### [Exercise task]
Each line from the top of the listing through the one holding "ax = fig.add_axes([0.1004, 0.219, 0.868, 0.624])" should be restated word for word, with nothing added and no pictures.

### [Data rows]
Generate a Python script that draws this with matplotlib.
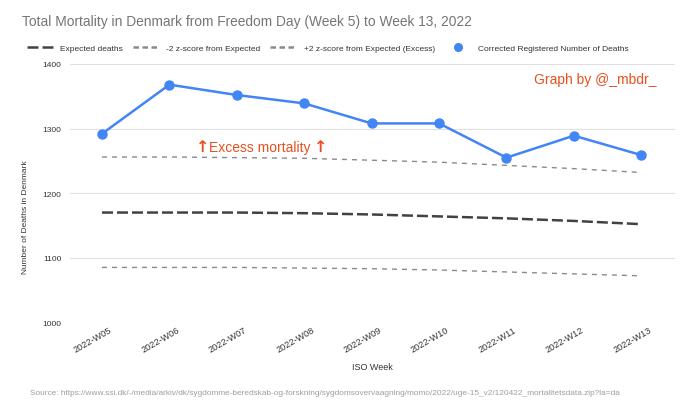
import matplotlib
matplotlib.use("Agg")
import matplotlib.pyplot as plt
import matplotlib.transforms as mtransforms
from matplotlib.lines import Line2D

# values
weeks = ["2022-W05", "2022-W06", "2022-W07", "2022-W08", "2022-W09",
         "2022-W10", "2022-W11", "2022-W12", "2022-W13"]
registered = [1292, 1368, 1352, 1339, 1308, 1308, 1255, 1289, 1259]
expected = [1170, 1170, 1170, 1169, 1167, 1164, 1161, 1157, 1152]
upper_z2 = [1256, 1256, 1255, 1254, 1251, 1248, 1243, 1238, 1232]
lower_z2 = [1085, 1085, 1085, 1084, 1083, 1081, 1078, 1075, 1072]
y_ticks = [1000, 1100, 1200, 1300, 1400]

source = ("Source: https://www.ssi.dk/-/media/arkiv/dk/sygdomme-beredskab-og-forskning/"
          "sygdomsovervaagning/momo/2022/uge-15_v2/120422_mortalitetsdata.zip?la=da")

plt.rcParams['font.family'] = ['Liberation Sans', 'DejaVu Sans']

BLUE = '#4285f4'
RED = '#e8501e'

fig = plt.figure(figsize=(6.97, 4.14), dpi=100)
ax = fig.add_axes([0.1004, 0.219, 0.868, 0.624])

x = list(range(len(weeks)))
ax.plot(x, expected, color='#424242', lw=1.8, dashes=(4.4, 1.6), zorder=2)
ax.plot(x, lower_z2, color='#8a8a8a', lw=1.0, dashes=(3.6, 3.6), zorder=2)
ax.plot(x, upper_z2, color='#8a8a8a', lw=1.0, dashes=(3.6, 3.6), zorder=2)
ax.plot(x, registered, color=BLUE, lw=1.8, marker='o', markersize=6.5, zorder=3)

ax.set_xlim(-0.475, 8.5)
ax.set_ylim(1000, 1400)
ax.set_yticks(y_ticks)
ax.set_xticks(x)
ax.set_xticklabels(weeks, rotation=30, ha='right', rotation_mode='anchor')
ax.tick_params(axis='both', length=0, labelcolor='#333333')
ax.tick_params(axis='y', pad=6, labelsize=6)
ax.tick_params(axis='x', pad=2, labelsize=6.6)
shift = mtransforms.ScaledTranslation(7 / 100, 0, fig.dpi_scale_trans)
for lbl in ax.get_xticklabels():
    lbl.set_transform(lbl.get_transform() + shift)
ax.grid(axis='y', color='#e0e0e0', lw=0.8)
ax.set_axisbelow(True)
for s in ax.spines.values():
    s.set_visible(False)

ax.set_xlabel('ISO Week', fontsize=6.5, color='#333333', labelpad=6)

fig.text(0.036, 1 - 217 / 414, 'Number of Deaths in Denmark', rotation=90,
         fontsize=6, color='#333333', ha='center', va='center')

fig.text(22 / 697, 1 - 22 / 414, 'Total Mortality in Denmark from Freedom Day (Week 5) to Week 13, 2022',
         fontsize=9.9, color='#757575', ha='left', va='center')

fig.text(30 / 697, 1 - 394 / 414, source, fontsize=5.95, color='#9e9e9e',
         ha='left', va='center')

handles = [
    Line2D([], [], color='#424242', lw=1.8, dashes=(4.4, 1.6)),
    Line2D([], [], color='#8a8a8a', lw=1.8, dashes=(2.2, 1.4)),
    Line2D([], [], color='#8a8a8a', lw=1.8, dashes=(2.2, 1.4)),
    Line2D([], [], color=BLUE, lw=0, marker='o', markersize=5.5),
]
labels = ['Expected deaths', '-2 z-score from Expected',
          '+2 z-score from Expected (Excess)', 'Corrected Registered Number of Deaths']
fig.legend(handles, labels, loc='center', bbox_to_anchor=(0.47, 1 - 49 / 414), ncol=4,
           frameon=False, fontsize=6, handlelength=3.2, handletextpad=0.8,
           columnspacing=1.2, labelcolor='#333333')

ax.text(1.49, 1272, '\u2191', fontsize=11.5, color=RED, ha='center', va='center',
        fontweight='bold', family='DejaVu Sans')
ax.text(1.58, 1272, 'Excess mortality', fontsize=10, color=RED, ha='left', va='center')
ax.text(3.24, 1272, '\u2191', fontsize=11.5, color=RED, ha='center', va='center',
        fontweight='bold', family='DejaVu Sans')

ax.text(8.22, 1377, 'Graph by @_mbdr_', fontsize=10, color=RED, ha='right', va='center')

fig.savefig('out.png', dpi=100, facecolor='white')
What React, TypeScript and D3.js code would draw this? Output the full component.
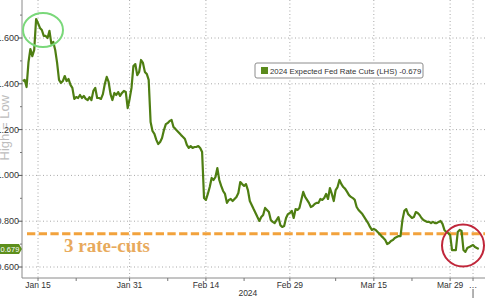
import React from "react";
import * as d3 from "d3";

// Expected number of 2024 Fed cuts, sampled every quarter trading day
const values: number[] = [
  1.412, 1.417, 1.386, 1.495, 1.552, 1.521, 1.548, 1.683, 1.665, 1.644, 1.635, 1.609, 1.609, 1.6, 1.631, 1.574, 1.583, 1.548, 1.491, 1.417, 1.404,
  1.412, 1.434, 1.412, 1.421, 1.395, 1.382, 1.334, 1.342, 1.338, 1.351, 1.338, 1.347, 1.334, 1.329, 1.342, 1.329, 1.369, 1.382, 1.338, 1.338,
  1.334, 1.355, 1.399, 1.43, 1.408, 1.355, 1.329, 1.36, 1.351, 1.364, 1.347, 1.36, 1.369, 1.364, 1.294, 1.334, 1.382, 1.478, 1.486, 1.438,
  1.452, 1.504, 1.491, 1.452, 1.443, 1.417, 1.233, 1.194, 1.181, 1.155, 1.137, 1.146, 1.163, 1.198, 1.224, 1.229, 1.238, 1.242, 1.211, 1.203,
  1.194, 1.185, 1.176, 1.168, 1.159, 1.133, 1.12, 1.128, 1.12, 1.124, 1.124, 1.128, 1.12, 1.102, 0.901, 0.893, 0.919, 0.949, 0.989, 0.98,
  0.993, 1.032, 0.98, 0.954, 0.932, 0.919, 0.88, 0.893, 0.897, 0.888, 0.897, 0.906, 0.923, 0.971, 0.962, 0.954, 0.962, 0.936, 0.888, 0.871,
  0.853, 0.836, 0.818, 0.801, 0.818, 0.827, 0.858, 0.849, 0.84, 0.805, 0.797, 0.792, 0.805, 0.818, 0.783, 0.775, 0.779, 0.814, 0.831, 0.836,
  0.845, 0.814, 0.853, 0.849, 0.858, 0.893, 0.928, 0.906, 0.893, 0.88, 0.862, 0.866, 0.875, 0.88, 0.88, 0.897, 0.893, 0.901, 0.919, 0.897,
  0.945, 0.919, 0.888, 0.936, 0.949, 0.98, 0.962, 0.949, 0.941, 0.928, 0.914, 0.906, 0.901, 0.893, 0.862, 0.849, 0.84, 0.831, 0.818, 0.805,
  0.792, 0.775, 0.762, 0.766, 0.762, 0.753, 0.744, 0.735, 0.727, 0.718, 0.7, 0.705, 0.714, 0.718, 0.727, 0.731, 0.735, 0.735, 0.805, 0.845,
  0.853, 0.831, 0.823, 0.814, 0.818, 0.84, 0.836, 0.827, 0.814, 0.805, 0.801, 0.797, 0.797, 0.792, 0.797, 0.792, 0.792, 0.797, 0.801, 0.788,
  0.762, 0.753, 0.748, 0.74, 0.674, 0.674, 0.674, 0.753, 0.762, 0.757, 0.674, 0.666, 0.683, 0.687, 0.692, 0.696, 0.687, 0.683, 0.679,
];
// trading-day offset (relative to Jan 15) of first sample, and sample spacing in trading days
const startDay = -2;
const dayStep = 0.25;

const majorTickDays = [0, 12, 22, 33, 44, 54, 57];
const majorTickLabels = ["Jan 15", "Jan 31", "Feb 14", "Feb 29", "Mar 15", "Mar 29", "…"];
const minorTickDays = [5, 17, 27, 39, 49];
const yTicks = [0.6, 0.8, 1.0, 1.2, 1.4, 1.6];
const yMinorTicks = [0.7, 0.9, 1.1, 1.3, 1.5, 1.7];
const yearLabel = "2024";
const seriesName = "2024 Expected Fed Rate Cuts (LHS)";
const rateCutLevel = 0.745;
const rateCutLabel = "3 rate-cuts";
const yAxisTitle = "High = Low";

const W = 485;
const H = 298;
const left = 22;
const bottom = 278;

export default function App() {
  const x = d3.scaleLinear().domain([-2.1, 58.7]).range([22, 486]);
  const y = d3.scaleLinear().domain([0.6, 1.6]).range([267, 38]);
  const fmt = d3.format(".3f");
  const last = values[values.length - 1];

  const line = d3
    .line<number>()
    .x((_, i) => x(startDay + i * dayStep))
    .y((v) => y(v));

  const font = "'Liberation Sans', Arial, sans-serif";
  const tagY = y(last);

  return (
    <div style={{ position: "fixed", left: 0, top: 0, width: W, height: H, background: "#fff" }}>
      <svg width={W} height={H} style={{ display: "block" }} fontFamily={font}>
        <rect x={0} y={0} width={W} height={H} fill="#fff" />
        {/* y axis title */}
        <text transform={`translate(9,95) rotate(-90)`} textAnchor="end" fontSize={13} fill="#bdbdbd">
          {yAxisTitle}
        </text>
        {/* horizontal grid */}
        {yTicks.map((t) => (
          <line
            key={"hg" + t}
            x1={left}
            x2={W}
            y1={y(t)}
            y2={y(t)}
            stroke="#a8a8a8"
            strokeWidth={1}
            strokeDasharray="1,2.5"
          />
        ))}
        {/* vertical grid */}
        {majorTickDays.map((d) => (
          <line
            key={"vg" + d}
            x1={x(d)}
            x2={x(d)}
            y1={0}
            y2={bottom}
            stroke="#a8a8a8"
            strokeWidth={1}
            strokeDasharray="1,2.5"
          />
        ))}
        {/* axes */}
        <line x1={left} x2={left} y1={0} y2={bottom} stroke="#8a8a8a" strokeWidth={1} />
        <line x1={left} x2={W} y1={bottom} y2={bottom} stroke="#8a8a8a" strokeWidth={1} />
        {yTicks.map((t) => (
          <g key={"yt" + t}>
            <line x1={left - 4} x2={left} y1={y(t)} y2={y(t)} stroke="#555" strokeWidth={1} />
            <text x={19} y={y(t) + 3} textAnchor="end" fontSize={9} fill="#333">
              {fmt(t)}
            </text>
          </g>
        ))}
        {yMinorTicks.map((t) => (
          <line key={"ym" + t} x1={left - 2} x2={left} y1={y(t)} y2={y(t)} stroke="#777" strokeWidth={1} />
        ))}
        {majorTickDays.map((d, i) => (
          <g key={"xt" + d}>
            <line x1={x(d)} x2={x(d)} y1={bottom} y2={bottom + 3} stroke="#777" strokeWidth={1} />
            <text x={x(d)} y={287.5} textAnchor="middle" fontSize={8.5} fill="#333">
              {majorTickLabels[i]}
            </text>
          </g>
        ))}
        {minorTickDays.map((d) => (
          <line key={"xm" + d} x1={x(d)} x2={x(d)} y1={bottom} y2={bottom + 3} stroke="#777" strokeWidth={1} />
        ))}
        <line
          x1={x(majorTickDays[majorTickDays.length - 1])}
          x2={x(majorTickDays[majorTickDays.length - 1])}
          y1={289}
          y2={H}
          stroke="#666"
          strokeWidth={1}
        />
        <text x={x(33) - 42} y={296} textAnchor="middle" fontSize={8.5} fill="#333">
          {yearLabel}
        </text>
        {/* 3 rate cuts dashed line */}
        <line
          x1={27}
          x2={W}
          y1={y(rateCutLevel)}
          y2={y(rateCutLevel)}
          stroke="#f2a23c"
          strokeWidth={3}
          strokeDasharray="8.3,3.4"
        />
        <text
          x={64}
          y={y(rateCutLevel) + 18}
          fontFamily="'Liberation Serif', 'Times New Roman', serif"
          fontWeight="bold"
          fontSize={19}
          fill="#e8aa5c"
        >
          {rateCutLabel}
        </text>
        {/* series */}
        <path d={line(values) ?? ""} fill="none" stroke="#4e7e12" strokeWidth={2.2} strokeLinejoin="round" />
        {/* last value tag */}
        <path d={`M0,${tagY - 5} L19,${tagY - 5} L22,${tagY} L19,${tagY + 5} L0,${tagY + 5} Z`} fill="#5d8f1c" />
        <text x={10} y={tagY + 2.7} textAnchor="middle" fontSize={7.5} fill="#fff">
          {fmt(last)}
        </text>
        {/* legend */}
        <rect x={255} y={63} width={168} height={15} rx={2} fill="#fff" stroke="#8c8c8c" strokeWidth={1} />
        <rect x={261} y={67} width={7} height={7} fill="#5a8a1c" />
        <text x={270} y={73.8} fontSize={7.8} fill="#333">
          {`${seriesName} -${fmt(last)}`}
        </text>
        {/* annotation circles */}
        <ellipse cx={43} cy={30} rx={20} ry={17} fill="none" stroke="#7ad87a" strokeWidth={2} />
        <circle cx={463} cy={245.5} r={21} fill="none" stroke="#c0263a" strokeWidth={2} />
      </svg>
    </div>
  );
}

### [Result]
Generate a Python script that draws this with matplotlib.
import matplotlib
matplotlib.use("Agg")
import matplotlib.pyplot as plt
import matplotlib.transforms as mtransforms
from matplotlib.lines import Line2D

# values
weeks = ["2022-W05", "2022-W06", "2022-W07", "2022-W08", "2022-W09",
         "2022-W10", "2022-W11", "2022-W12", "2022-W13"]
registered = [1292, 1368, 1352, 1339, 1308, 1308, 1255, 1289, 1259]
expected = [1170, 1170, 1170, 1169, 1167, 1164, 1161, 1157, 1152]
upper_z2 = [1256, 1256, 1255, 1254, 1251, 1248, 1243, 1238, 1232]
lower_z2 = [1085, 1085, 1085, 1084, 1083, 1081, 1078, 1075, 1072]
y_ticks = [1000, 1100, 1200, 1300, 1400]

source = ("Source: https://www.ssi.dk/-/media/arkiv/dk/sygdomme-beredskab-og-forskning/"
          "sygdomsovervaagning/momo/2022/uge-15_v2/120422_mortalitetsdata.zip?la=da")

plt.rcParams['font.family'] = ['Liberation Sans', 'DejaVu Sans']

BLUE = '#4285f4'
RED = '#e8501e'

fig = plt.figure(figsize=(6.97, 4.14), dpi=100)
ax = fig.add_axes([0.1004, 0.219, 0.868, 0.624])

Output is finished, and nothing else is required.